Tauwasser
Guest
|
|
« Reply #1 on: March 29, 2010, 01:11:34 pm » |
|
I remember the GBA FFTA compression to be rather odd, but I didn't look at it in full detail either.
From what I gathered from my notes: The stuff basically can either be data, or a code that reuses some data. It seems that the control bytes for the flow are marked as follows:
76543210 CDXXXYYY
Where C is set for codes, D is set for data (when C is not set). For data, XXXYYY will be the number of uncompressed bytes -1 that follow. For codes, which are two bytes, CXXX + 3 will be the number of bytes to copy from memory. The memory address to copy from is YYY ZZZZZZZZ bytes before the current write offset, where ZZZZZZZZ is the byte that follows the initial code byte.

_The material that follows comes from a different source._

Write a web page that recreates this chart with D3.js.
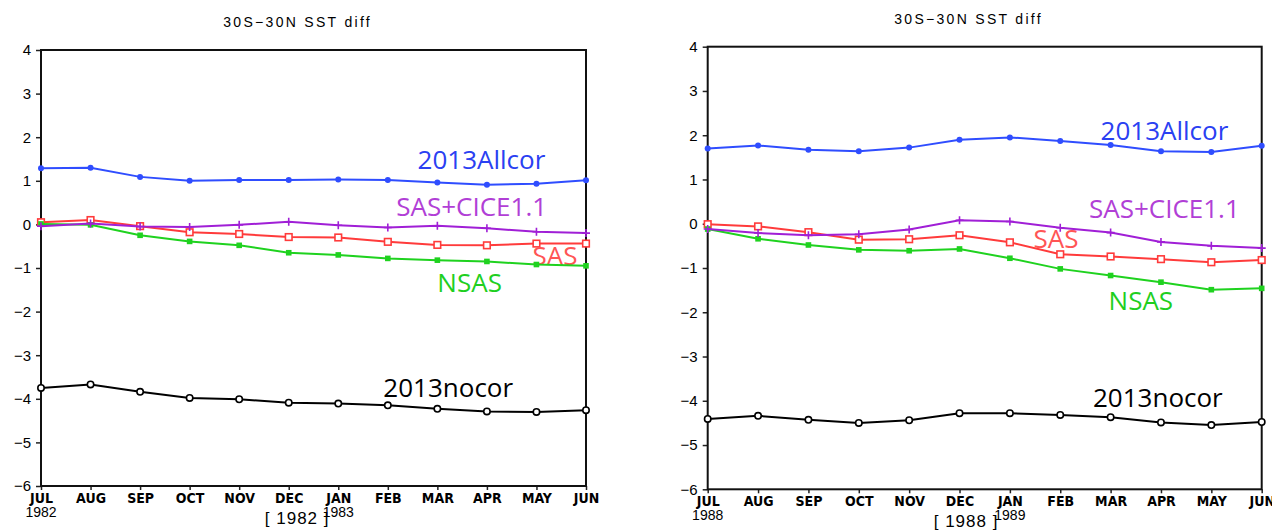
<!DOCTYPE html>
<html>
<head>
<meta charset="utf-8">
<title>30S-30N SST diff</title>
<style>
  body { margin: 0; background: #fff; }
  .tick text { fill: #000; }
  .ylab text { font-family: "Liberation Sans", Arial, sans-serif; font-size: 15px; }
  .xlab text { font-family: "Liberation Sans Narrow", "DejaVu Sans Condensed", sans-serif; font-size: 14px; font-weight: bold; }
  .title { font-family: "Liberation Sans", Arial, sans-serif; font-size: 14px; letter-spacing: 2.3px; }
  .yr { font-family: "Liberation Sans", Arial, sans-serif; font-size: 14px; }
  .bracket { font-family: "Liberation Sans", Arial, sans-serif; font-size: 17px; letter-spacing: 1px; }
  .lbl { font-family: "Open Sans", sans-serif; font-size: 26px; }
</style>
</head>
<body>
<script src="https://cdn.jsdelivr.net/npm/d3@7"></script>
<script>
// month axis and value axis
var months = ["JUL","AUG","SEP","OCT","NOV","DEC","JAN","FEB","MAR","APR","MAY","JUN"];
var yTicks = [-6,-5,-4,-3,-2,-1,0,1,2,3,4];

// 1982/83 run
var allcor82 = [1.29,1.30,1.09,1.00,1.02,1.02,1.03,1.02,0.96,0.91,0.93,1.01];
var sas82    = [0.05,0.10,-0.04,-0.18,-0.22,-0.29,-0.30,-0.40,-0.47,-0.48,-0.44,-0.44];
var cice82   = [-0.04,0.02,-0.05,-0.06,-0.01,0.06,-0.02,-0.07,-0.03,-0.09,-0.17,-0.20];
var nsas82   = [0.01,-0.01,-0.25,-0.39,-0.48,-0.65,-0.70,-0.78,-0.82,-0.85,-0.92,-0.95];
var nocor82  = [-3.75,-3.67,-3.84,-3.98,-4.01,-4.09,-4.11,-4.15,-4.23,-4.29,-4.30,-4.26];

// 1988/89 run
var allcor88 = [1.70,1.77,1.67,1.64,1.72,1.90,1.95,1.87,1.78,1.64,1.62,1.76];
var sas88    = [-0.01,-0.06,-0.19,-0.36,-0.35,-0.26,-0.42,-0.69,-0.74,-0.80,-0.87,-0.82];
var cice88   = [-0.12,-0.21,-0.26,-0.24,-0.13,0.08,0.05,-0.09,-0.20,-0.41,-0.50,-0.55];
var nsas88   = [-0.12,-0.34,-0.48,-0.59,-0.61,-0.57,-0.78,-1.02,-1.17,-1.32,-1.49,-1.46];
var nocor88  = [-4.41,-4.34,-4.43,-4.50,-4.44,-4.28,-4.28,-4.32,-4.37,-4.49,-4.55,-4.48];

var seriesNames = ["SAS","NSAS","SAS+CICE1.1","2013Allcor","2013nocor"];

var style = {
  "SAS":         {line: "#ff3b3b", text: "#ff5555", marker: "square"},
  "NSAS":        {line: "#1fd21f", text: "#1fcf1f", marker: "fsquare"},
  "SAS+CICE1.1": {line: "#a01fd6", text: "#b13fd6", marker: "plus"},
  "2013Allcor":  {line: "#2f4dff", text: "#2a40f2", marker: "dot"},
  "2013nocor":   {line: "#000000", text: "#000000", marker: "circle"}
};

var panels = [
  {x0: 41, x1: 586, top: 50, bottom: 486, years: ["1982","1983"], bracket: "[ 1982 ]", bx: 5.17,
   values: [sas82, nsas82, cice82, allcor82, nocor82],
   labels: [[9.92,-0.93],[8.0,-1.54],[7.17,0.19],[7.6,1.27],[6.91,-3.96]]},
  {x0: 707.7, x1: 1261.7, top: 46.7, bottom: 489.3, years: ["1988","1989"], bracket: "[ 1988 ]", bx: 5.13,
   values: [sas88, nsas88, cice88, allcor88, nocor88],
   labels: [[6.47,-0.55],[7.96,-1.95],[7.57,0.14],[7.8,1.89],[7.65,-4.14]]}
];

var svg = d3.select("body").append("svg").attr("width", 1272).attr("height", 531);

panels.forEach(function(p) {
  var x = d3.scaleLinear().domain([0, 11]).range([p.x0, p.x1]);
  var y = d3.scaleLinear().domain([-6, 4]).range([p.bottom, p.top]);
  var g = svg.append("g");

  // title
  g.append("text").attr("class", "title").attr("x", x(5.18)).attr("y", p.top - 23)
    .attr("text-anchor", "middle").text("30S\u221230N SST diff");

  // y axis
  var ya = g.append("g").attr("class", "ylab").attr("transform", "translate(" + p.x0 + ",0)")
    .call(d3.axisLeft(y).tickValues(yTicks).tickSize(5).tickSizeOuter(0).tickPadding(5)
      .tickFormat(function(d) { return d < 0 ? "\u2212" + Math.abs(d) : d; }));
  ya.select(".domain").remove();
  ya.selectAll("line").attr("stroke", "#222").attr("stroke-width", 1.5);

  // x axis
  var xa = g.append("g").attr("class", "xlab").attr("transform", "translate(0," + p.bottom + ")")
    .call(d3.axisBottom(x).tickValues(d3.range(12)).tickSize(4).tickSizeOuter(0).tickPadding(3)
      .tickFormat(function(d) { return months[d]; }));
  xa.select(".domain").remove();
  xa.selectAll("line").attr("stroke", "#222").attr("stroke-width", 1.5);

  // year labels under JUL and JAN
  g.append("text").attr("class", "yr").attr("x", x(0)).attr("y", p.bottom + 31)
    .attr("text-anchor", "middle").text(p.years[0]);
  g.append("text").attr("class", "yr").attr("x", x(6)).attr("y", p.bottom + 31)
    .attr("text-anchor", "middle").text(p.years[1]);
  g.append("text").attr("class", "bracket").attr("x", x(p.bx)).attr("y", p.bottom + 38)
    .attr("text-anchor", "middle").text(p.bracket);

  // frame
  g.append("rect").attr("x", p.x0).attr("y", p.top)
    .attr("width", p.x1 - p.x0).attr("height", p.bottom - p.top)
    .attr("fill", "none").attr("stroke", "#111").attr("stroke-width", 2);

  var line = d3.line().x(function(d, i) { return x(i); }).y(function(d) { return y(d); });

  seriesNames.forEach(function(name, k) {
    var s = style[name];
    var vals = p.values[k];
    g.append("path").datum(vals).attr("d", line)
      .attr("fill", "none").attr("stroke", s.line).attr("stroke-width", 2);

    var m = g.append("g").selectAll("g").data(vals).join("g")
      .attr("transform", function(d, i) { return "translate(" + x(i) + "," + y(d) + ")"; });
    if (s.marker == "dot") {
      m.append("circle").attr("r", 3).attr("fill", s.line);
    } else if (s.marker == "circle") {
      m.append("circle").attr("r", 3.2).attr("fill", "#fff").attr("stroke", s.line).attr("stroke-width", 1.6);
    } else if (s.marker == "square") {
      m.append("rect").attr("x", -3.3).attr("y", -3.3).attr("width", 6.6).attr("height", 6.6)
        .attr("fill", "#fff").attr("stroke", s.line).attr("stroke-width", 1.6);
    } else if (s.marker == "fsquare") {
      m.append("rect").attr("x", -2.8).attr("y", -2.8).attr("width", 5.6).attr("height", 5.6)
        .attr("fill", s.line);
    } else {
      m.append("path").attr("d", "M-4,0H4M0,-4V4").attr("stroke", s.line).attr("stroke-width", 1.6);
    }

    g.append("text").attr("class", "lbl")
      .attr("x", x(p.labels[k][0])).attr("y", y(p.labels[k][1]))
      .attr("fill", s.text).text(name);
  });
});
</script>
</body>
</html>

Note how FFTA uses a very bad scheme, where every (English) character is represented by two bytes, most of which start with 0x80 in the top bits. I think some punctuation as well as Japanese used one-byte representation. Again, these are probably marked by the high bit set/reset etc., but I didn't look at this. Anyway, that way, the script is really big but you can usually find at least three bytes to reuse, since a single space followed by a letter will usually yield the top 0x80 for the next letter.
cYa,
Tauwasser
|